Leaving out every picture, retype the lines below from the top through the one that contains "fed_bundled = [0.6, 0.9, 3.6, 0.3]".

[Data extract]
· · · · ·

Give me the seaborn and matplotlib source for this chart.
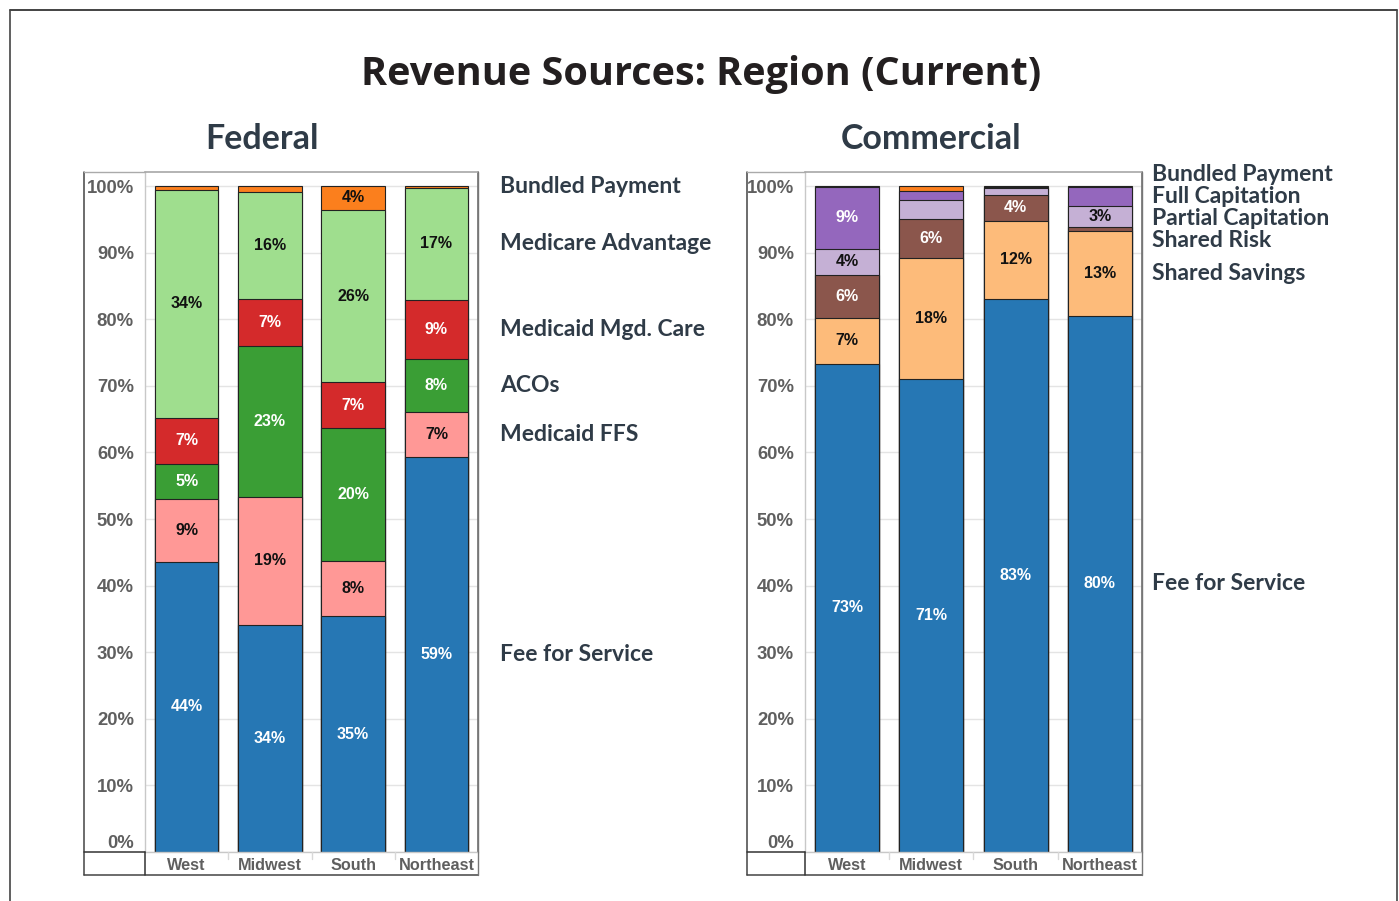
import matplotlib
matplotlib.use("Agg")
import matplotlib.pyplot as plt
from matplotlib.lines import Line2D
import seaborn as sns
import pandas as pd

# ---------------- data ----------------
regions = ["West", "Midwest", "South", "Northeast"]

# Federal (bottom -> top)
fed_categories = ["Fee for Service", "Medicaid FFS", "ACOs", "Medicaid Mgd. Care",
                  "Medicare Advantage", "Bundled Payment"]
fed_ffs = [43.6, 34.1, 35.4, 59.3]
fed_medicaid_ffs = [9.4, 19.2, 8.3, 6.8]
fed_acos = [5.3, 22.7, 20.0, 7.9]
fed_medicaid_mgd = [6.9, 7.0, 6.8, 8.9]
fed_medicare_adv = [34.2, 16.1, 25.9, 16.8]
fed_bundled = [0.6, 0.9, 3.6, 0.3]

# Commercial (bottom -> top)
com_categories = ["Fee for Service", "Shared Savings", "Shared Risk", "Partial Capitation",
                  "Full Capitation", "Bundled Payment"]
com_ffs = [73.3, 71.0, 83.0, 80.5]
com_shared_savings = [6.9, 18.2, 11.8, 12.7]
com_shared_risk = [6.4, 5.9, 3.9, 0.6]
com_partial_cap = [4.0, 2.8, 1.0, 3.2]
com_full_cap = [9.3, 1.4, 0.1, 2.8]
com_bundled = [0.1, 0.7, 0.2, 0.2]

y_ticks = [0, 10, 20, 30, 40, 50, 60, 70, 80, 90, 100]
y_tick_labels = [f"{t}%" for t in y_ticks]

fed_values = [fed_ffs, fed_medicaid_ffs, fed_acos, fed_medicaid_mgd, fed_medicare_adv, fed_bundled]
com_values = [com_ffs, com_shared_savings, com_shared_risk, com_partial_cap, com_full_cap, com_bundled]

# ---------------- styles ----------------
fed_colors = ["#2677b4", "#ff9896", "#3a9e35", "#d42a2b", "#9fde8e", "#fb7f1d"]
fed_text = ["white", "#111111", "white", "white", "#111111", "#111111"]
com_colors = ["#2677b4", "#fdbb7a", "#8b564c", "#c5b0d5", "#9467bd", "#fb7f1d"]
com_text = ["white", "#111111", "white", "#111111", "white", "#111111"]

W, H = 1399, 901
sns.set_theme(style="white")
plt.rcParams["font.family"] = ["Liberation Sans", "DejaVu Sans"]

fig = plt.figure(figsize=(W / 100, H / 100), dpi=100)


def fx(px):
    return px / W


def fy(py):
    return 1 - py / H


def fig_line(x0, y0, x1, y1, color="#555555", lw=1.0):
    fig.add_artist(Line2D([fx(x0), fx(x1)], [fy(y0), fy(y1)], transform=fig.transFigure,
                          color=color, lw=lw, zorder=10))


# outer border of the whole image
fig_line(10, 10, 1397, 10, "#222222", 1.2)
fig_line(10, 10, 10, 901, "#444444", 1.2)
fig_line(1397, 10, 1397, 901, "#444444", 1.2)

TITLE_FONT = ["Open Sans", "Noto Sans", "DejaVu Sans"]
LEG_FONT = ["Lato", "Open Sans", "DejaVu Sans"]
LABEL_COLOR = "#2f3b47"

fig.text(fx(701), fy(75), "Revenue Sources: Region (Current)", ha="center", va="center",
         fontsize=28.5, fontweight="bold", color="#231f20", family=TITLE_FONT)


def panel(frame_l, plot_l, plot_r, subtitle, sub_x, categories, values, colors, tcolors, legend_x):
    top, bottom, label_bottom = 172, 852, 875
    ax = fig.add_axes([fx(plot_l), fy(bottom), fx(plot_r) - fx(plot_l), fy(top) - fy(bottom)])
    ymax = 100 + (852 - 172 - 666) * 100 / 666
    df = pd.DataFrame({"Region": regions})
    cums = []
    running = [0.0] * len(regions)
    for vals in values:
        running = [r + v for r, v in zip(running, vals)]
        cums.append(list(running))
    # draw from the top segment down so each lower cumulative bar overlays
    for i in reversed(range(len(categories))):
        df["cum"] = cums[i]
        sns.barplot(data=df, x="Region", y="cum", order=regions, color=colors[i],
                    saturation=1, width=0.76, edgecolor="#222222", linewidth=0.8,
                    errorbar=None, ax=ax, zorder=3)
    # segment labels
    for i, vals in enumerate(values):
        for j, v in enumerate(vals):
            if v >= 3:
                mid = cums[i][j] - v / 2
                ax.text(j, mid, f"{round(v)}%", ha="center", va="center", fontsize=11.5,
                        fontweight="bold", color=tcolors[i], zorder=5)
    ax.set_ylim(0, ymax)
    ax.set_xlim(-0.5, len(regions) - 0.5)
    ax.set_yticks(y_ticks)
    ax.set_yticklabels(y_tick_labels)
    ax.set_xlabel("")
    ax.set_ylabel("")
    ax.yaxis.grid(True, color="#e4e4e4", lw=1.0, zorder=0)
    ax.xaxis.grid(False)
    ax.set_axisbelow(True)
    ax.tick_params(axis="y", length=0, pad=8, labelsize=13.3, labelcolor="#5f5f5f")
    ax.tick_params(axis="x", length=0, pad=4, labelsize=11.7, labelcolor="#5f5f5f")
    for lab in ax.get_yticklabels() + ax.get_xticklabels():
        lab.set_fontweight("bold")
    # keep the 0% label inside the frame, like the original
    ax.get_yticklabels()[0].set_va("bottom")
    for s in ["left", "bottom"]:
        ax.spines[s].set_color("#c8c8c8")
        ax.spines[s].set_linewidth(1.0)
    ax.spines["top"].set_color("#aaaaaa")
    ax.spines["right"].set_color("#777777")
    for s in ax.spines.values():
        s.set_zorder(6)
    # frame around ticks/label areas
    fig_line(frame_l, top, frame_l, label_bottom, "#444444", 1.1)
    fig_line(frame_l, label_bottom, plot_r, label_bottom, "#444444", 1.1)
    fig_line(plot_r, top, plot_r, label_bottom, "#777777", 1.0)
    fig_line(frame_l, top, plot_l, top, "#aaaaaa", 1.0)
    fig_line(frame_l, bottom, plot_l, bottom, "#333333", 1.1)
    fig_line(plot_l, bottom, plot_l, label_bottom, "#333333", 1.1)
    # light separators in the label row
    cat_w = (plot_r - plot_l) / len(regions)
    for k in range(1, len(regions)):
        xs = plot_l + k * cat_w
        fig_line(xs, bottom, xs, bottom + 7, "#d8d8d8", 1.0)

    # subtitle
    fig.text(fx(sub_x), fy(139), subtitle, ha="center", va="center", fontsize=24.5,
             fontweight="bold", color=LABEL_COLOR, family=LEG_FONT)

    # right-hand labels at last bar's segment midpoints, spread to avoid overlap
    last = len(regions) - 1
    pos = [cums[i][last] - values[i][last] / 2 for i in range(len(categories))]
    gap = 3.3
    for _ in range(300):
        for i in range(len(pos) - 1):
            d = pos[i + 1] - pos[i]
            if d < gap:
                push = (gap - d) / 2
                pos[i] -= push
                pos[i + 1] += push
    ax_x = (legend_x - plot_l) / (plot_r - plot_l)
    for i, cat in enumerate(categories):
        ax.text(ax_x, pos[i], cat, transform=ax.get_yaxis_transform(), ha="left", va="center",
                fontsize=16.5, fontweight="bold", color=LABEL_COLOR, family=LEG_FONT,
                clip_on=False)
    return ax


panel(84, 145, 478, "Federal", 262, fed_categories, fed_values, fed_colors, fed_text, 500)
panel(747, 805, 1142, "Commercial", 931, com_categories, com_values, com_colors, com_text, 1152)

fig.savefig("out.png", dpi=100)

· · · · ·

[Response below]
Give me the seaborn and matplotlib source for this chart.
import matplotlib
matplotlib.use("Agg")
import matplotlib.pyplot as plt
from matplotlib.lines import Line2D
import seaborn as sns
import pandas as pd

# ---------------- data ----------------
regions = ["West", "Midwest", "South", "Northeast"]

# Federal (bottom -> top)
fed_categories = ["Fee for Service", "Medicaid FFS", "ACOs", "Medicaid Mgd. Care",
                  "Medicare Advantage", "Bundled Payment"]
fed_ffs = [43.6, 34.1, 35.4, 59.3]
fed_medicaid_ffs = [9.4, 19.2, 8.3, 6.8]
fed_acos = [5.3, 22.7, 20.0, 7.9]
fed_medicaid_mgd = [6.9, 7.0, 6.8, 8.9]
fed_medicare_adv = [34.2, 16.1, 25.9, 16.8]
fed_bundled = [0.6, 0.9, 3.6, 0.3]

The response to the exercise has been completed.